As agressões do ex-marido começaram quando a primeira filha do casal, hoje com 29 anos, tinha cinco meses. “Ele me restringiu de trabalhar, ter amigos, viajar sozinha e ir a certos lugares. Mas eu não entendia isso como violência”.

Ela conta ter levado 15 mordidas no seio esquerdo e sofrido ameaças de ter a casa incendiada. “O denunciei por oito vezes. Na nona vi que ou separava, ou morreria”, relembra.
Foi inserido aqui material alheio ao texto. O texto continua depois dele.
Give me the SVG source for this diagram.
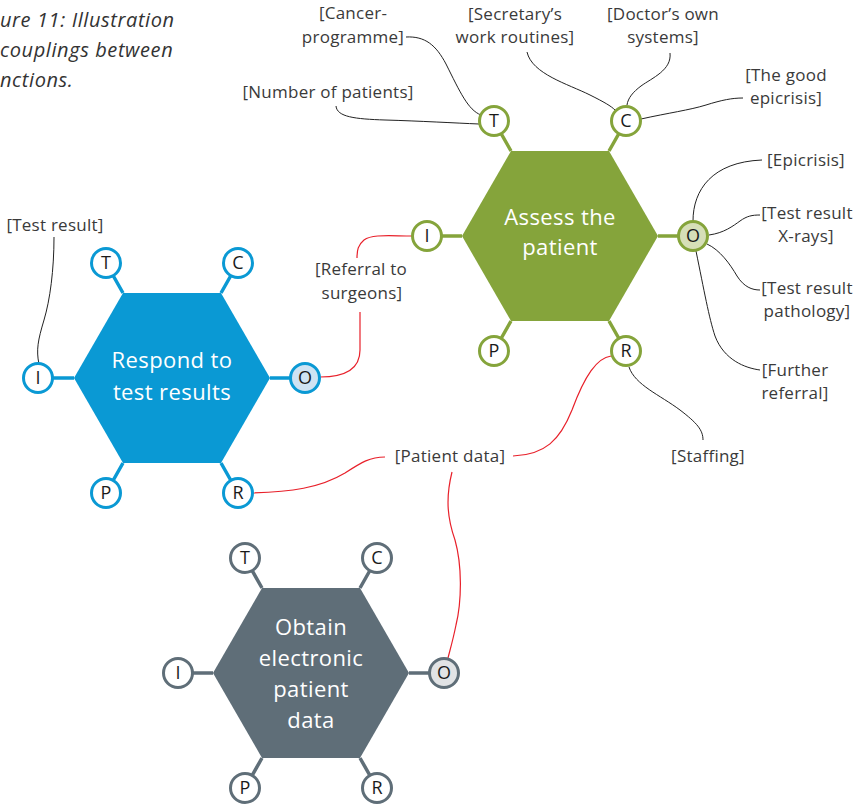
<svg xmlns="http://www.w3.org/2000/svg" width="859" height="806" viewBox="0 0 859 806">
  <defs>
    <style>
      .cap { font-family: "Open Sans", "Liberation Sans", sans-serif; font-style: italic; font-size: 20px; letter-spacing: 0.6px; fill: #333; }
      .lbl { font-family: "Open Sans", "Liberation Sans", sans-serif; font-size: 17px; letter-spacing: 0.25px; fill: #3a3a3a; text-anchor: middle; }
      .hx { font-family: "Open Sans", "Liberation Sans", sans-serif; font-size: 22px; letter-spacing: 0.4px; fill: #fff; text-anchor: middle; }
      .let { font-family: "Open Sans", "Liberation Sans", sans-serif; font-size: 18px; font-weight: 500; fill: #1a1a1a; text-anchor: middle; }
      .blk { fill: none; stroke: #222; stroke-width: 1; }
      .red { fill: none; stroke: #e8202a; stroke-width: 1.2; }
      .green .hex { fill: #85a43b; }
      .green .spoke { stroke: #85a43b; stroke-width: 3.5; }
      .green circle { fill: #fff; stroke: #85a43b; stroke-width: 3; }
      .green circle.out { fill: #d6dfb8; }
      .blue .hex { fill: #0a99d4; }
      .blue .spoke { stroke: #0a99d4; stroke-width: 3.5; }
      .blue circle { fill: #fff; stroke: #0a99d4; stroke-width: 3; }
      .blue circle.out { fill: #cfe3f3; }
      .grey .hex { fill: #5f6e78; }
      .grey .spoke { stroke: #5f6e78; stroke-width: 3.5; }
      .grey circle { fill: #fff; stroke: #5f6e78; stroke-width: 3; }
      .grey circle.out { fill: #e1e3e5; }
    </style>
  </defs>
  <rect width="859" height="806" fill="#fff"/>

  <!-- caption -->
  <g id="caption">
    <text class="cap" x="0" y="27">ure 11: Illustration</text>
    <text class="cap" x="0" y="57">couplings between</text>
    <text class="cap" x="0" y="87">nctions.</text>
  </g>

  <!-- connectors -->
  <g id="connectors">
    <path class="blk" d="M336,106 C337,117 355,119 385,120 C420,121 455,123 479,124"/>
    <path class="blk" d="M406,37 C425,36 436,45 446,64 C460,92 468,110 481,115"/>
    <path class="blk" d="M527,52 C532,74 568,84 590,95 C604,102 611,106 615,110"/>
    <path class="blk" d="M670,53 C672,70 652,78 641,86 C633,92 628,98 627,105"/>
    <path class="blk" d="M641,119 C668,113 690,110 706,105 C722,100 732,98 743,98"/>
    <path class="blk" d="M693,221 C693,190 712,162 762,160"/>
    <path class="blk" d="M709,235 C724,233 733,226 740,221 C747,216 752,215 760,215"/>
    <path class="blk" d="M707,244 C720,250 730,264 737,276 C744,287 752,290 760,290"/>
    <path class="blk" d="M696,251 C704,290 709,318 715,336 C724,360 745,368 760,370"/>
    <path class="blk" d="M629,367 C635,385 660,395 680,410 C697,423 703,430 703,440"/>
    <path class="blk" d="M54,237 C54,270 50,300 44,320 C38,340 36,350 39,364"/>
    <path class="red" d="M412,236 C390,236 372,234 364,240 C358,245 357,250 357,258"/>
    <path class="red" d="M360,312 L360,350 C360,372 340,377 320,377"/>
    <path class="red" d="M253,493 C290,492 320,488 345,473 C362,462 370,457 385,457"/>
    <path class="red" d="M513,456 C545,455 560,440 572,410 C585,375 597,358 611,356"/>
    <path class="red" d="M452,472 C445,500 448,520 455,540 C462,565 462,600 456,625 C453,640 450,650 448,658"/>
  </g>

  <!-- labels -->
  <g id="labels">
    <text class="lbl" x="353" y="19">[Cancer-</text>
    <text class="lbl" x="353" y="43">programme]</text>
    <text class="lbl" x="515" y="20">[Secretary’s</text>
    <text class="lbl" x="515" y="43">work routines]</text>
    <text class="lbl" x="663" y="20">[Doctor’s own</text>
    <text class="lbl" x="663" y="43">systems]</text>
    <text class="lbl" x="786" y="81">[The good</text>
    <text class="lbl" x="786" y="104">epicrisis]</text>
    <text class="lbl" x="328" y="98">[Number of patients]</text>
    <text class="lbl" x="806" y="166">[Epicrisis]</text>
    <text class="lbl" x="807" y="219">[Test result</text>
    <text class="lbl" x="806" y="242">X-rays]</text>
    <text class="lbl" x="807" y="294">[Test result</text>
    <text class="lbl" x="807" y="317">pathology]</text>
    <text class="lbl" x="795" y="376">[Further</text>
    <text class="lbl" x="795" y="399">referral]</text>
    <text class="lbl" x="708" y="462">[Staffing]</text>
    <text class="lbl" x="55" y="231">[Test result]</text>
    <text class="lbl" x="361" y="275">[Referral to</text>
    <text class="lbl" x="362" y="299">surgeons]</text>
    <text class="lbl" x="450" y="462">[Patient data]</text>
  </g>

  <!-- Assess the patient -->
  <g id="assess" class="green">
    <path class="spoke" d="M511,151 L494,121 M609,151 L626,121 M511,321 L494,351 M609,321 L626,351 M462,236 L427,236 M658,236 L693,236"/>
    <polygon class="hex" points="462,236 511,151 609,151 658,236 609,321 511,321"/>
    <text class="hx" x="560" y="225">Assess the</text>
    <text class="hx" x="560" y="255">patient</text>
    <circle cx="494" cy="121" r="14.5"/>
    <circle cx="626" cy="121" r="14.5"/>
    <circle cx="427" cy="236" r="14.5"/>
    <circle class="out" cx="693" cy="236" r="14.5"/>
    <circle cx="494" cy="351" r="14.5"/>
    <circle cx="626" cy="351" r="14.5"/>
    <text class="let" x="494" y="127">T</text>
    <text class="let" x="626" y="127">C</text>
    <text class="let" x="427" y="242">I</text>
    <text class="let" x="693" y="242">O</text>
    <text class="let" x="494" y="357">P</text>
    <text class="let" x="626" y="357">R</text>
  </g>

  <!-- Respond to test results -->
  <g id="respond" class="blue">
    <path class="spoke" d="M123,293 L106,263 M221,293 L238,263 M123,463 L106,493 M221,463 L238,493 M74,378 L38,378 M270,378 L305,378"/>
    <polygon class="hex" points="74,378 123,293 221,293 270,378 221,463 123,463"/>
    <text class="hx" x="172" y="368">Respond to</text>
    <text class="hx" x="172" y="400">test results</text>
    <circle cx="106" cy="263" r="14.5"/>
    <circle cx="238" cy="263" r="14.5"/>
    <circle cx="38" cy="378" r="14.5"/>
    <circle class="out" cx="305" cy="378" r="14.5"/>
    <circle cx="106" cy="493" r="14.5"/>
    <circle cx="238" cy="493" r="14.5"/>
    <text class="let" x="106" y="269">T</text>
    <text class="let" x="238" y="269">C</text>
    <text class="let" x="38" y="384">I</text>
    <text class="let" x="305" y="384">O</text>
    <text class="let" x="106" y="499">P</text>
    <text class="let" x="238" y="499">R</text>
  </g>

  <!-- Obtain electronic patient data -->
  <g id="obtain" class="grey">
    <path class="spoke" d="M262,588 L245,558 M360,588 L377,558 M262,758 L245,788 M360,758 L377,788 M213,673 L178,673 M409,673 L444,673"/>
    <polygon class="hex" points="213,673 262,588 360,588 409,673 360,758 262,758"/>
    <text class="hx" x="311" y="635">Obtain</text>
    <text class="hx" x="311" y="666">electronic</text>
    <text class="hx" x="311" y="697">patient</text>
    <text class="hx" x="311" y="728">data</text>
    <circle cx="245" cy="558" r="14.5"/>
    <circle cx="377" cy="558" r="14.5"/>
    <circle cx="178" cy="673" r="14.5"/>
    <circle class="out" cx="444" cy="673" r="14.5"/>
    <circle cx="245" cy="788" r="14.5"/>
    <circle cx="377" cy="788" r="14.5"/>
    <text class="let" x="245" y="564">T</text>
    <text class="let" x="377" y="564">C</text>
    <text class="let" x="178" y="679">I</text>
    <text class="let" x="444" y="679">O</text>
    <text class="let" x="245" y="794">P</text>
    <text class="let" x="377" y="794">R</text>
  </g>
</svg>
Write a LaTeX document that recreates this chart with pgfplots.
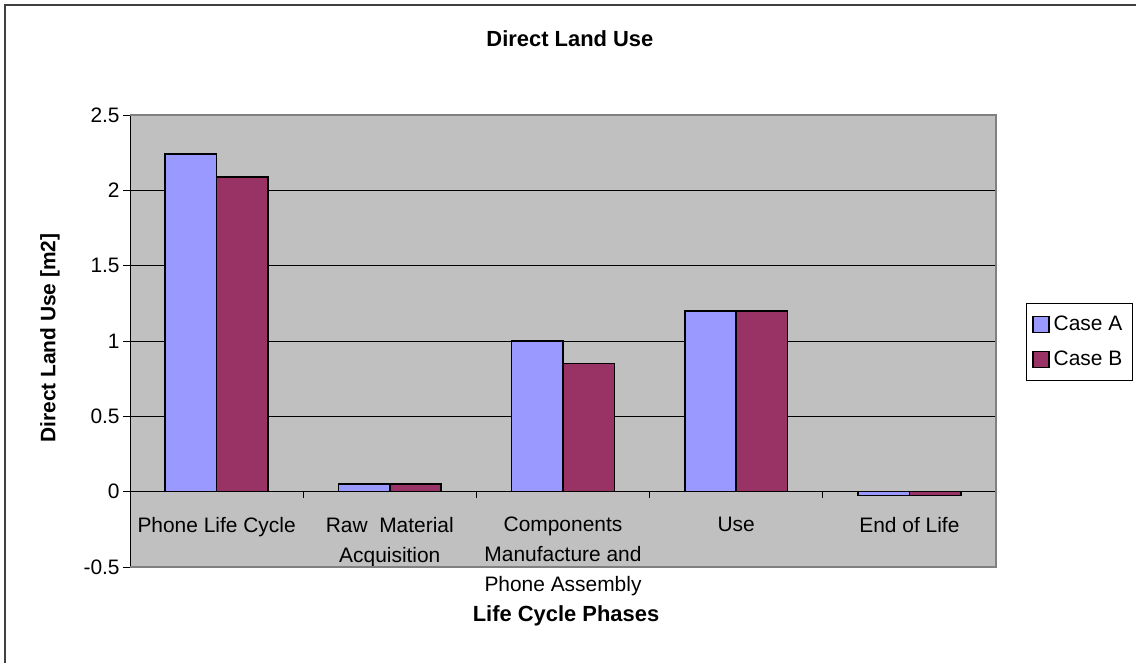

Na ocasião, o então companheiro, em uma discussão, jogou o veículo contra a trincheira da Pampulha, com ela e os três filhos a bordo. Francisca teve cortes no rosto e passou por cirurgias plásticas para a reconstituição da face. “Hoje, vejo que não precisava ter esperado tanto tempo”, afirma.

Apoio

A cozinheira diz ter contado com apoio psicológico, jurídico e consultoria financeira do Conselho Municipal dos Direitos da Mulher (Comdim) e do Benvinda – Centro de Apoio à Mulher, ambos da Prefeitura de BH. A casa funciona na rua Hermílio Alves, 34, no bairro Santa Tereza, região Leste da capital.

Lá, são prestados serviços de orientação às vítimas de violência doméstica. “Há 22 anos, o Benvinda é um espaço fundamental de proteção à mulher”, explica o subsecretário de Direito e Cidadania da capital, Thiago Costa.

Segundo o governo de Minas, nas delegacias há estrutura para atendimentos especializados, inclusive de equipes psicossociais. Sobre os trabalhos de conscientização junto aos agressores, o Estado não se pronunciou.

A respeito da Delegacia Especializada em Feminicídio, anunciada em 2018, pelo governo anterior, informou que a implantação da unidade está em análise pela chefia da Polícia Civil.